Instruction
Please repeat the records below exactly, from the first line through the line containing "c in categories)", and nothing more.

[begin Material for this exercise]

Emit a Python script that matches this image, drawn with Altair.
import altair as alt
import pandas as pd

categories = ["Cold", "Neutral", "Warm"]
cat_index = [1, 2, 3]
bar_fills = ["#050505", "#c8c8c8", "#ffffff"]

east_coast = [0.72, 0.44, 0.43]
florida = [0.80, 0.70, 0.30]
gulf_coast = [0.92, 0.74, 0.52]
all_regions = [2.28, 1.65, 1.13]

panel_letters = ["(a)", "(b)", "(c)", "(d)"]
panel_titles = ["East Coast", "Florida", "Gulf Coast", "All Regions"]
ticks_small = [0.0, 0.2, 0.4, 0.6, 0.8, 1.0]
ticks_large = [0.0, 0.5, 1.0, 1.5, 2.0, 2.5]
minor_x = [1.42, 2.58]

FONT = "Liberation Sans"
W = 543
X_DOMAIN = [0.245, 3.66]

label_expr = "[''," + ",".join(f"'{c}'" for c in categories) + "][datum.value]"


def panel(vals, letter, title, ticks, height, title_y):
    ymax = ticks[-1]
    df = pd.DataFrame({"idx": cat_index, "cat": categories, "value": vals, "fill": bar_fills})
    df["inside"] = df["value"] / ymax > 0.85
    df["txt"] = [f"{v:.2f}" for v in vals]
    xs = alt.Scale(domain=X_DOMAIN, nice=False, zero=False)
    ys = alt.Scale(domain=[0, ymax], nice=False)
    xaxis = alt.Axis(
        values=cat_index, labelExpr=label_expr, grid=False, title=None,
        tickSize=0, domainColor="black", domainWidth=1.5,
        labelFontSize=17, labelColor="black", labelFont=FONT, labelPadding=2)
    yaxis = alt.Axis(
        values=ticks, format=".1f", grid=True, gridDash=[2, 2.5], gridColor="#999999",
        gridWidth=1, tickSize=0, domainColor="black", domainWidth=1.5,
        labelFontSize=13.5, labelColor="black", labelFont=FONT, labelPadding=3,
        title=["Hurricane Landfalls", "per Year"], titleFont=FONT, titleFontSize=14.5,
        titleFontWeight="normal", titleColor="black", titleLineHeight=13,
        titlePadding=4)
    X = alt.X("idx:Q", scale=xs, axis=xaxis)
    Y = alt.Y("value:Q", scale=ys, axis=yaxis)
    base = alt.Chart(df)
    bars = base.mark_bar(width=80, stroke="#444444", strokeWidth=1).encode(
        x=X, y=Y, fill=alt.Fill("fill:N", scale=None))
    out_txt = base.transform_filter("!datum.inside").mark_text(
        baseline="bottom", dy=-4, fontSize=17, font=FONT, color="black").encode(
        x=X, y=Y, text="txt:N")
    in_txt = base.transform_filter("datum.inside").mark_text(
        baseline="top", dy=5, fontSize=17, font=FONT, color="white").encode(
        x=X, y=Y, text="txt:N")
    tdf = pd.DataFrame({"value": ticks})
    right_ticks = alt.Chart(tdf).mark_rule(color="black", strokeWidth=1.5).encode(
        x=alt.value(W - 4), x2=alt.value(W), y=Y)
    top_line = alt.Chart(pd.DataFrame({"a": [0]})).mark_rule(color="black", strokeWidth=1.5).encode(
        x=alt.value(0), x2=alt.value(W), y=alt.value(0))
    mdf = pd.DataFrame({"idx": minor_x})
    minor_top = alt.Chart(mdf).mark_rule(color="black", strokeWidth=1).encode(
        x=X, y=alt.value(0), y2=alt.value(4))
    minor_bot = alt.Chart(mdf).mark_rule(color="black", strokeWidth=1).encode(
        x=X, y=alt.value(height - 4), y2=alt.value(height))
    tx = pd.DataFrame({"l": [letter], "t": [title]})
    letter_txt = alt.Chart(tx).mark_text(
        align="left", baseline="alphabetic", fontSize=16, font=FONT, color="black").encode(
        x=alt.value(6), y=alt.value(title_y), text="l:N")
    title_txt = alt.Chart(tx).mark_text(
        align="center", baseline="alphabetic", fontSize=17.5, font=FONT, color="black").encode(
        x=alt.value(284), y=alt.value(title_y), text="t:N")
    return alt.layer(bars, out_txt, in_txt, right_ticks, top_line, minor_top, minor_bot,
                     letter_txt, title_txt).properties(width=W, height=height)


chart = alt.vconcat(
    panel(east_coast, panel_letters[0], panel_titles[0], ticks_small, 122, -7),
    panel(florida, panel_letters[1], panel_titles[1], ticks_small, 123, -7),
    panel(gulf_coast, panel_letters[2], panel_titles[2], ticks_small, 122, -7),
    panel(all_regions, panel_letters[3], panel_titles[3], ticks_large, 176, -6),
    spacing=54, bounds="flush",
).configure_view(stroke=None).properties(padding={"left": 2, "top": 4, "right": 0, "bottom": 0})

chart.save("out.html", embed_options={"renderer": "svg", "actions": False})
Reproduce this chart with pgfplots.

[end Material for this exercise]

Written solution
Emit a Python script that matches this image, drawn with Altair.
import altair as alt
import pandas as pd

categories = ["Cold", "Neutral", "Warm"]
cat_index = [1, 2, 3]
bar_fills = ["#050505", "#c8c8c8", "#ffffff"]

east_coast = [0.72, 0.44, 0.43]
florida = [0.80, 0.70, 0.30]
gulf_coast = [0.92, 0.74, 0.52]
all_regions = [2.28, 1.65, 1.13]

panel_letters = ["(a)", "(b)", "(c)", "(d)"]
panel_titles = ["East Coast", "Florida", "Gulf Coast", "All Regions"]
ticks_small = [0.0, 0.2, 0.4, 0.6, 0.8, 1.0]
ticks_large = [0.0, 0.5, 1.0, 1.5, 2.0, 2.5]
minor_x = [1.42, 2.58]

FONT = "Liberation Sans"
W = 543
X_DOMAIN = [0.245, 3.66]

label_expr = "[''," + ",".join(f"'{c}'" for c in categories) + "][datum.value]"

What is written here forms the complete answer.